Ad Description: "Journey back in time…to the simpler life of the Soul Kidz…and meet winsome 'Jesse.' … Measuring almost two feet from head to toe and ready to travel the dusty roads of the 1930s, he will capture your heart…and never let it go."

Yes indeed—if there's one era in African American history that inspires affectionate recollections, it's certainly the 1930s. And what better way to commemorate those "simpler" times of Jim Crow laws and public lynchings than with an "adorable vagabond" like Jesse? This bizarre piece of "nostalgia" truly boggles the mind. Apparently, the Soul Kidz Collection is a line of paper products (such as party invitations) that employ photographs of cute African American children dressed up as if they were adults of the '20s and '30s. Is this an effort to take back a lost era that never was, or pure historical blindness? Mostly, it's just plain weird.

 

Praying Spirit & Joyful Soul

Paradise Galleries

Ad Description: "Meet Praying Spirit, a devout child so lifelike you'll want to kneel next to her and join her in worship. Posed on her traditional Indian prayer rug, Praying Spirit will capture your heart…and never let it go."

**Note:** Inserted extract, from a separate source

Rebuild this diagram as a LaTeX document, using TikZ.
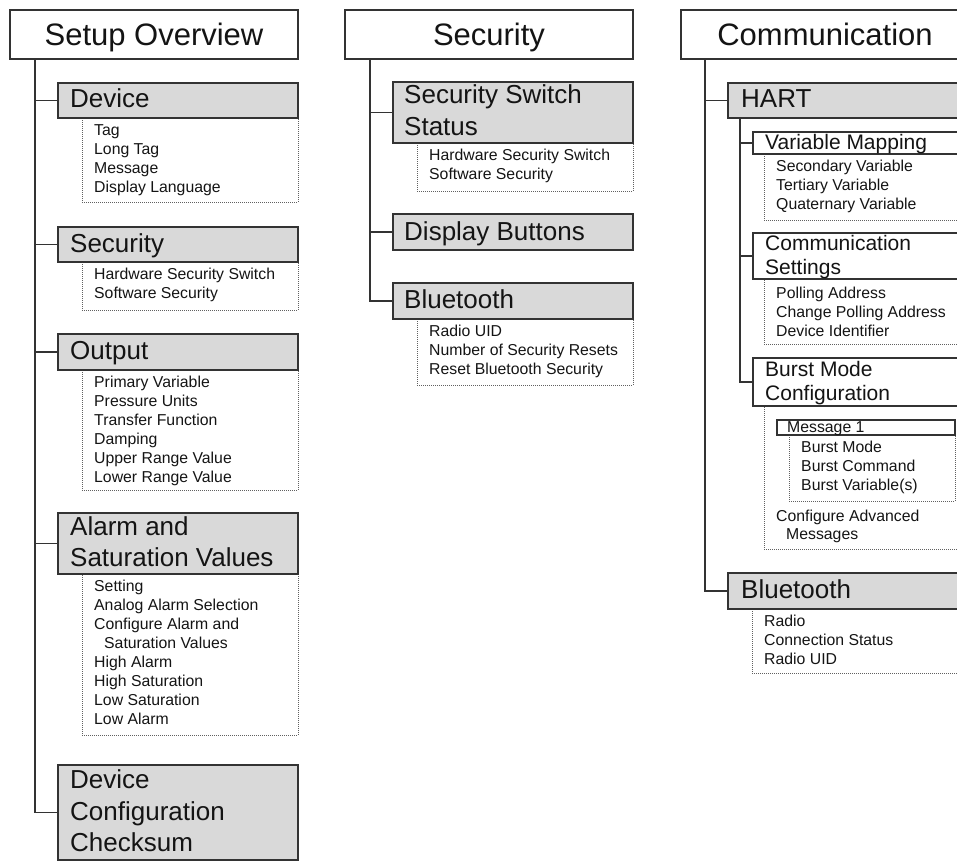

Truly, there's nothing more comforting than seeing Indian children in their tribal garb praying to the god of the people who usurped their land, killed their leaders, and destroyed their culture. Yes, it kind of gives you that warm, conquering feeling inside to know that even though white settlers and government troops utterly laid waste to their entire way of life, cute lil' Indian children are still praying to their newfangled Christian God for protection.